Multiple Joins in a Query
Sometimes you have a need to join three or more tables together to get a specific set of results.
For example, maybe you want a list of all customers who have purchased the microwave (product id# 1), including their name and order date. This requires a SELECT across three tables which can be done by using two joins with the following query:
SELECT
c.first_name, c.last_name, o.amount, o.created_at
FROM
customers c INNER JOIN orders o
ON
c.id = o.customer_id INNER JOIN orders_items item
ON
item.order_id = o.id
WHERE
item.product_id = 1 ORDER BY o.created_at;
This query returns all 426 orders of the microwave, and works as expected. It first matches all customers to their respective orders, then further queries that result set by matching all orders to only those within the orders_items table that contain the microwave product (id# 1).

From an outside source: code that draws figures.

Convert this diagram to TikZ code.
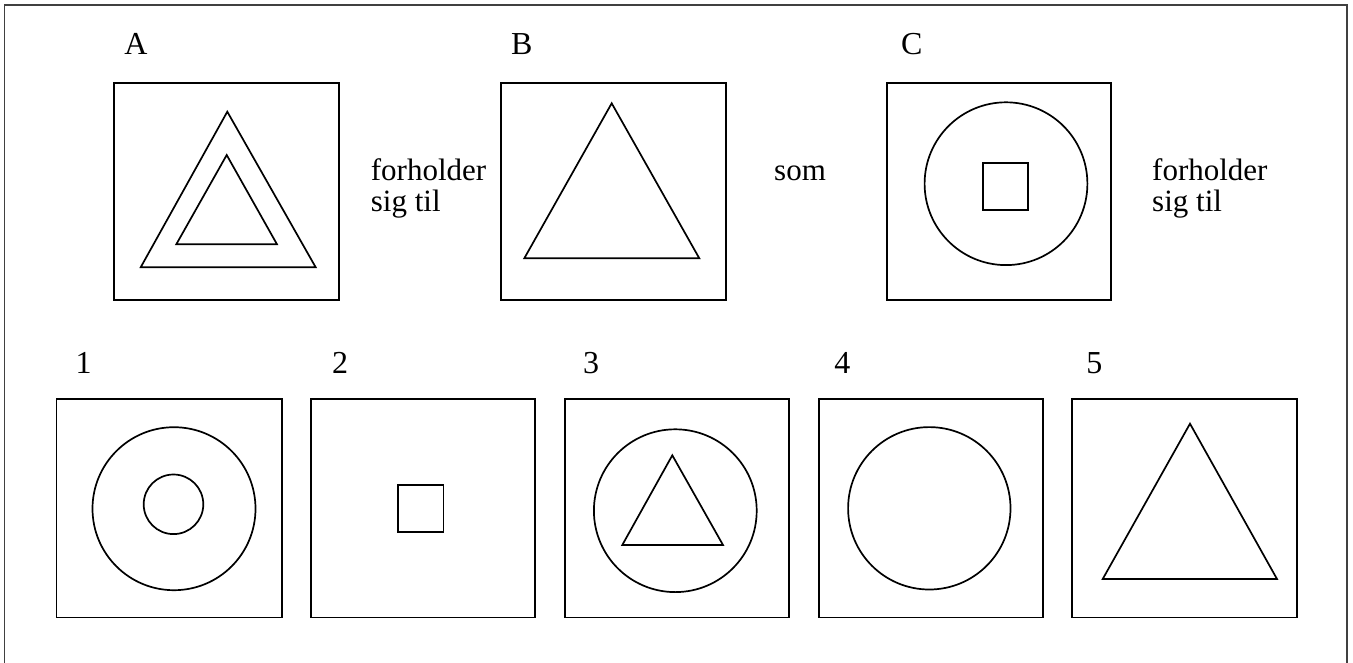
\documentclass[tikz,border=0pt]{standalone}
\usepackage{fontspec}
\setmainfont{Liberation Serif}
\begin{document}
\begin{tikzpicture}[x=1pt,y=-1pt,
  fig/.style={line width=1.7pt, line join=miter},
  frame/.style={line width=1.8pt, draw=black!75},
  lbl/.style={font=\fontsize{32}{34}\selectfont, inner sep=0pt, anchor=base},
  txt/.style={font=\fontsize{31}{34}\selectfont, inner sep=0pt, anchor=base west}]
\useasboundingbox (0,0) rectangle (1353,662);
\clip (0,0) rectangle (1353,662);
% outer frame (bottom edge outside the picture)
\draw[frame] (4.5,5) rectangle (1347.3,675);

% top row labels
\node[lbl] (lA) at (136,54.5) {A};
\node[lbl] (lB) at (521.7,54.5) {B};
\node[lbl] (lC) at (911.7,54.5) {C};

% box A
\draw[fig] (114.3,82.7) rectangle (339,300);
\draw[fig] (227.3,111.7) -- (140.7,267.3) -- (315.7,267.3) -- cycle;
\draw[fig] (226.7,155) -- (176.3,244.3) -- (277,244.3) -- cycle;

\node[txt] (t1a) at (370.7,180) {forholder};
\node[txt] (t1b) at (370.7,211.5) {sig til};

% box B
\draw[fig] (500.7,82.7) rectangle (725.7,300);
\draw[fig] (611.7,103.3) -- (524.3,258.3) -- (699.3,258.3) -- cycle;

\node[txt] (t2) at (774,180) {som};

% box C
\draw[fig] (886.7,82.7) rectangle (1110.7,300);
\draw[fig] (1006,183.7) circle (81.4);
\draw[fig] (982.7,162.7) rectangle (1028,210.3);

\node[txt] (t3a) at (1152,180) {forholder};
\node[txt] (t3b) at (1152,211.5) {sig til};

% bottom row labels
\node[lbl] (l1) at (83.6,373.3) {1};
\node[lbl] (l2) at (340,373.3) {2};
\node[lbl] (l3) at (591,373.3) {3};
\node[lbl] (l4) at (842.3,373.3) {4};
\node[lbl] (l5) at (1094.3,373.3) {5};

% box 1
\draw[fig] (56.5,399.3) rectangle (281.8,617.5);
\draw[fig] (174,508.7) circle (81.5);
\draw[fig] (173.5,504.3) circle (29.8);

% box 2
\draw[fig] (310.7,399.3) rectangle (535,617.5);
\draw[fig] (398.2,485) rectangle (443.6,532.3);

% box 3
\draw[fig] (564.7,399.3) rectangle (789,617.5);
\draw[fig] (675.3,510.7) circle (81.4);
\draw[fig] (672.3,455.3) -- (622.3,545) -- (723,545) -- cycle;

% box 4
\draw[fig] (818.7,399.3) rectangle (1043.3,617.5);
\draw[fig] (929.3,508.3) circle (81.2);

% box 5
\draw[fig] (1072,399.3) rectangle (1296.7,617.5);
\draw[fig] (1190,423.7) -- (1102.7,579) -- (1277,579) -- cycle;
\end{tikzpicture}
\end{document}
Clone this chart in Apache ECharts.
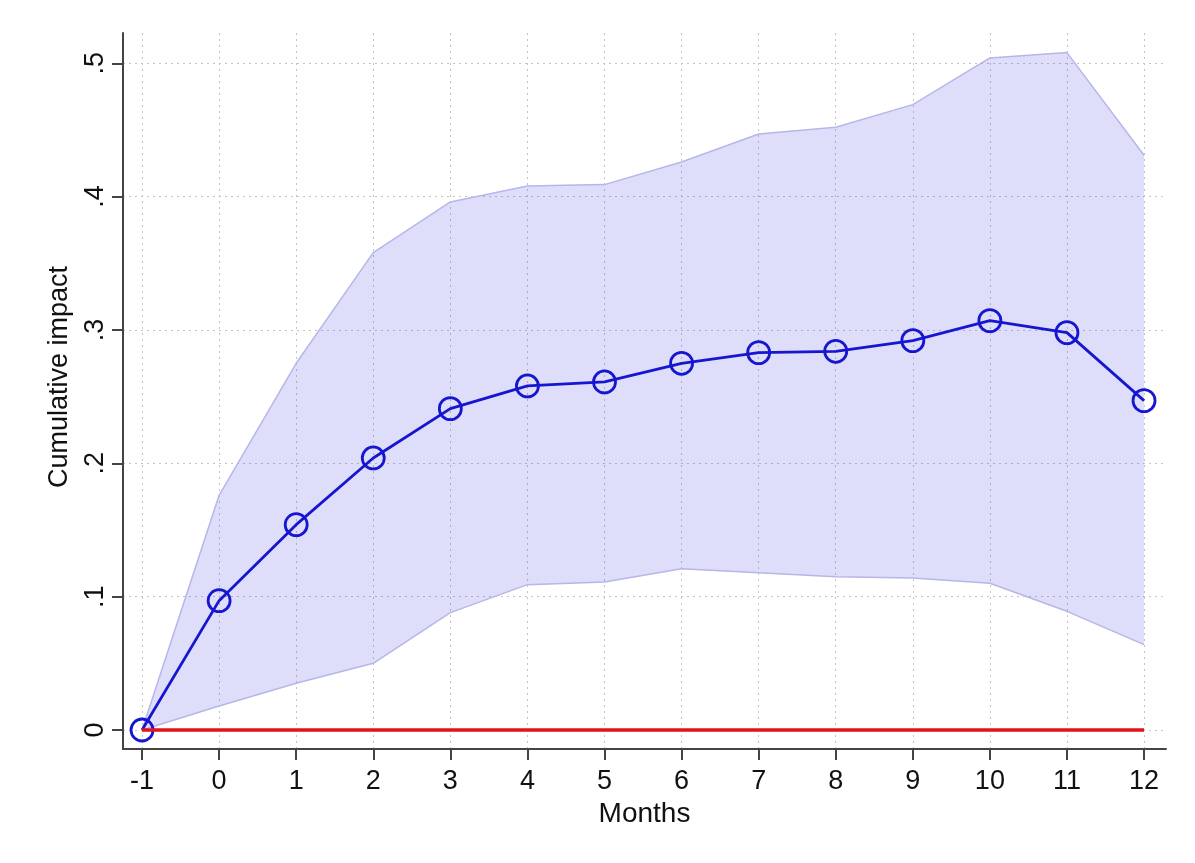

Never Use Sub-Queries with IN Clauses
As a quick sidenote, at all costs you should always avoid using sub-queries with within your SQL queries such as:
SELECT first_name,last_name FROM customers WHERE id IN (SELECT customer_id FROM orders WHERE status = 'approved' AND amount < 100);
Queries such as above are very inefficient, use a large number of resources, and should be avoided as much as possible. Instead, use proper joins as outlined in the above sections. For example, the above query should be re-written as:
SELECT c.first_name, c.last_name FROM customers c LEFT JOIN orders o ON o.customer_id = c.id WHERE o.status = 'approved' AND o.amount < 100;
Save Time With SQL Joins
This article has hopefully help show you the power of relational databases such as MySQL, and how to build SQL queries that retrieve records from multiple tables within one query using joins, allowing you to retrieve the exact results desired.
You have learned three different joins within SQL, how to alias column and table names, use multiple joins in one query, and why you should avoid sub-queries. Never scramble around again trying to manually compile different data sets into one, and begin using joins to impress your work colleagues and save time.